We remain cautious … about the proposed replacement of various teaching registrations with ‘largely discretionary advice to employers on appropriate qualifications for staff and continuous professional development’. It is important to ensure that there is no diminution in the overall quality of the teaching profession in further education, which does need some form of oversight and support.

And here is the crunch. The problem with the Lingfield report is that – while many aspects for simplifying the system won general support – it is too often seen as not genuinely impartial. It might sound all the right notes for the Coalition Government, but it is seen among many employers and unions as deeply flawed on at least three counts.

First, the review’s committee of four experts bases the inquiry’s legitimacy on the uncritical acceptance of government deregulation policies that lack a clear evidence base. Second, among other assumptions, it virtually pre-supposes the need to remove mandatory status from the IfL, which it mistakenly sees as the FE equivalent of the General Teaching Council. Third, the inquiry group failed to cite research it had in its possession that contradicts some key recommendations. This included research evaluating FE teachers’ qualifications, commissioned by the Department for Business, Innovation and Skills, which suggests greater success with training and qualifications such as PTLLS (Preparing to Teach in the Lifelong Learning Sector) than the Lingfield team were willing to acknowledge.

Authors of the report to BIS said: ‘Regulations have been successful in introducing a minimum level of competence among teachers and trainers through the qualifications, particularly in WBL [work-based learning] and ACL [adult and community learning] where it’s less likely teachers would have had any prior teacher training.’ Drawing on case studies, the report stressed: ‘One of the strong messages from the case studies is of the importance of maintaining momentum towards achieving the required qualifications.’

Also, the direction taken contrasts with competitor countries that education ministers cite as having a much better grip on education and training than England, including the Netherlands, Scandinavia and Germany. In fairness, all these points may be revisited for the final report due out in July. But by then, the bigger political picture will have moved on with further deregulation of employment legislation and further austerity cuts. So the lowest common denominator of a ‘threshold of professional competence’ suggested by Lingfield may be all that’s on offer.

Nor have the unions displayed clever tactics during the inquiry. One senior Unison source admitted some naiveté when they ‘went for the jugular’ on IfL. ‘We may have played into the hands of government‘, he said, the consequence being that unions are also marginalised in the recommendations. The University and College Union (UCU) on the other hand is more forthright. Dan Taubman, Senior National Official, said: ‘We are happy that IfL has gone, although sad for the staff who were not to blame for this whole situation.’ The notion that the IfL had already ‘gone’ may be somewhat premature but the sentiment is not altogether surprising because the teacher unions see themselves as the independent professional associations.

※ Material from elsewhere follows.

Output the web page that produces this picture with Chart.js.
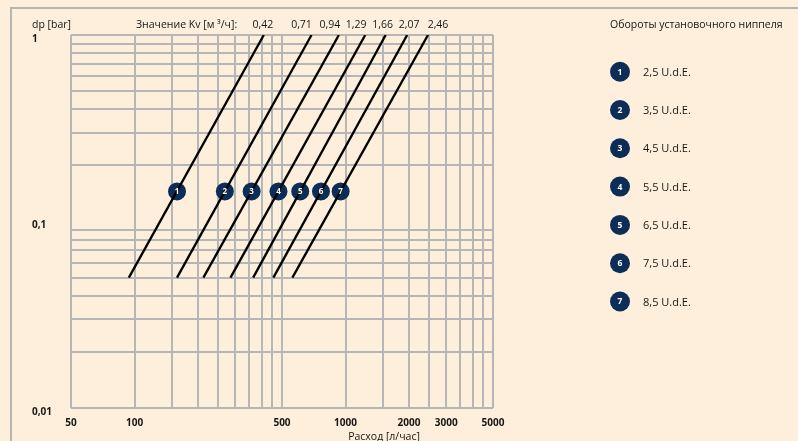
<!DOCTYPE html>
<html>
<head>
<meta charset="utf-8">
<script src="https://cdn.jsdelivr.net/npm/chart.js@4/dist/chart.umd.min.js"></script>
<style>
  html, body { margin: 0; padding: 0; background: #fdefdb; }
  canvas { display: block; }
</style>
</head>
<body>
<canvas id="chart" width="798" height="441"></canvas>
<script>
// Значения Kv [м³/ч] над линиями
const kvLabels = ['0,42', '0,71', '0,94', '1,29', '1,66', '2,07', '2,46'];
// Обороты установочного ниппеля
const turnLabels = ['2,5 U.d.E.', '3,5 U.d.E.', '4,5 U.d.E.', '5,5 U.d.E.', '6,5 U.d.E.', '7,5 U.d.E.', '8,5 U.d.E.'];

// Расход [л/час] на концах линий (снизу при dp = 0,05, сверху при dp = 1)
const flowBottom = [94, 159, 212, 285, 365, 455, 560];
const flowTop = [410, 690, 930, 1240, 1550, 1960, 2460];
const dpBottom = 0.05;
const dpTop = 1;

// Кружки с номерами на линиях
const markerFlow = [159, 268, 359, 481, 610, 765, 948];
const markerDp = 0.145;

// Сетка и подписи осей
const xGrid = [50, 100, 150, 200, 250, 300, 350, 400, 450, 500, 1000, 1500, 2000, 2500, 3000, 3500, 4000, 4500, 5000];
const xTickLabels = [50, 100, 500, 1000, 2000, 3000, 5000];
const yGrid = [1, 0.9, 0.8, 0.7, 0.6, 0.5, 0.4, 0.3, 0.2, 0.1, 0.09, 0.08, 0.07, 0.06, 0.05, 0.04, 0.03, 0.02, 0.01];
const yTickValues = [1, 0.1, 0.01];
const yTickLabels = ['1', '0,1', '0,01'];

const NAVY = '#0b2d57';
const GRID = '#b6b6b6';
const TEXT = '#161616';
const FONT = "'Open Sans', 'Noto Sans', sans-serif";

const datasets = flowBottom.map((q, i) => ({
  type: 'line',
  data: [{ x: q, y: dpBottom }, { x: flowTop[i], y: dpTop }],
  borderColor: '#000',
  borderWidth: 2.3,
  pointRadius: 0,
  fill: false,
}));

datasets.push({
  type: 'scatter',
  data: markerFlow.map(q => ({ x: q, y: markerDp })),
  pointRadius: 9,
  pointHoverRadius: 9,
  backgroundColor: NAVY,
  borderColor: NAVY,
  borderWidth: 0,
});
const MARKERS = datasets.length - 1;

const decorPlugin = {
  id: 'decor',
  beforeDraw(chart) {
    const ctx = chart.ctx;
    ctx.save();
    ctx.fillStyle = '#fdefdb';
    ctx.fillRect(0, 0, chart.width, chart.height);
    // рамка
    ctx.strokeStyle = GRID;
    ctx.lineWidth = 2;
    ctx.beginPath();
    ctx.moveTo(11, chart.height);
    ctx.lineTo(11, 8);
    ctx.lineTo(chart.width, 8);
    ctx.stroke();
    ctx.restore();
  },
  afterDraw(chart) {
    const ctx = chart.ctx;
    ctx.save();
    ctx.fillStyle = TEXT;
    ctx.textBaseline = 'middle';
    ctx.font = `10.5px ${FONT}`;
    ctx.textAlign = 'left';
    ctx.fillText('dp [bar]', 32, 25);
    ctx.fillText('Значение Kv [м ³/ч]:', 136, 25);

    // значения Kv над верхними концами линий
    const nudge = [-1, -10, -9, -9, -3, 2, 10];
    ctx.textAlign = 'center';
    kvLabels.forEach((t, i) => {
      const top = chart.getDatasetMeta(i).data[1];
      ctx.fillText(t, top.x + nudge[i], 25);
    });

    // подпись оси X
    ctx.fillText('Расход [л/час]', 384, 437);

    // номера в кружках
    ctx.fillStyle = '#fff';
    ctx.font = `bold 8px ${FONT}`;
    chart.getDatasetMeta(MARKERS).data.forEach((p, i) => {
      ctx.fillText(String(i + 1), p.x, p.y + 0.5);
    });

    // легенда справа
    ctx.textAlign = 'left';
    ctx.fillStyle = TEXT;
    ctx.font = `10.5px ${FONT}`;
    ctx.fillText('Обороты установочного ниппеля', 610, 25);
    turnLabels.forEach((t, i) => {
      const cy = 71.7 + i * 38.3;
      ctx.fillStyle = NAVY;
      ctx.beginPath();
      ctx.arc(620, cy, 10, 0, Math.PI * 2);
      ctx.fill();
      ctx.fillStyle = '#fff';
      ctx.textAlign = 'center';
      ctx.font = `bold 8.5px ${FONT}`;
      ctx.fillText(String(i + 1), 620, cy + 0.5);
      ctx.fillStyle = TEXT;
      ctx.textAlign = 'left';
      ctx.font = `11px ${FONT}`;
      ctx.fillText(t, 643, cy + 1);
    });
    ctx.restore();
  },
};

new Chart(document.getElementById('chart'), {
  data: { datasets },
  options: {
    responsive: false,
    animation: false,
    devicePixelRatio: 1,
    layout: { padding: { left: 32, top: 35, right: 305, bottom: 0 } },
    plugins: {
      legend: { display: false },
      tooltip: { enabled: false },
    },
    scales: {
      x: {
        type: 'logarithmic',
        min: 50,
        max: 5000,
        afterBuildTicks: scale => { scale.ticks = xGrid.map(v => ({ value: v })); },
        afterFit: scale => { scale.height = 33; },
        border: { display: false },
        grid: { color: GRID, lineWidth: 2, drawTicks: false, tickLength: 0 },
        ticks: {
          autoSkip: false,
          maxRotation: 0,
          padding: 9,
          color: TEXT,
          font: { family: FONT, size: 10, weight: 'bold' },
          callback: v => (xTickLabels.includes(v) ? String(v) : ''),
        },
      },
      y: {
        type: 'logarithmic',
        min: 0.01,
        max: 1,
        afterBuildTicks: scale => { scale.ticks = yGrid.map(v => ({ value: v })); },
        afterFit: scale => { scale.width = 39; },
        border: { display: false },
        grid: {
          color: c => (c.tick && c.tick.value === 0.1 ? 'rgba(0,0,0,0)' : GRID),
          lineWidth: 2,
          drawTicks: false,
          tickLength: 0,
        },
        ticks: {
          autoSkip: false,
          crossAlign: 'far',
          padding: 0,
          labelOffset: 4,
          color: TEXT,
          font: { family: FONT, size: 10, weight: 'bold' },
          callback: v => {
            const k = yTickValues.indexOf(v);
            return k >= 0 ? yTickLabels[k] : '';
          },
        },
      },
    },
  },
  plugins: [decorPlugin],
});
</script>
</body>
</html>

By putting such strong emphasis on the need to clip the wings of the IfL, Lingfield, intentionally or otherwise, shifted much of the focus away from the core issues of training and the need to build up a storehouse of good practice and exemplary work backed by sound research. Too much kerfuffle in the media and in conferences fails to distinguish between the fate of IfL and the prospects for CPD and ITE, or between the future of such training and the quality of teaching and learning across the sector. This is a point made variously over the past few weeks by City & Guilds, NIACE, the 157 Group, London University Institute of Education, Universities Council for the Education of Teachers (UCET), the Association of Colleges, UCU and NUS.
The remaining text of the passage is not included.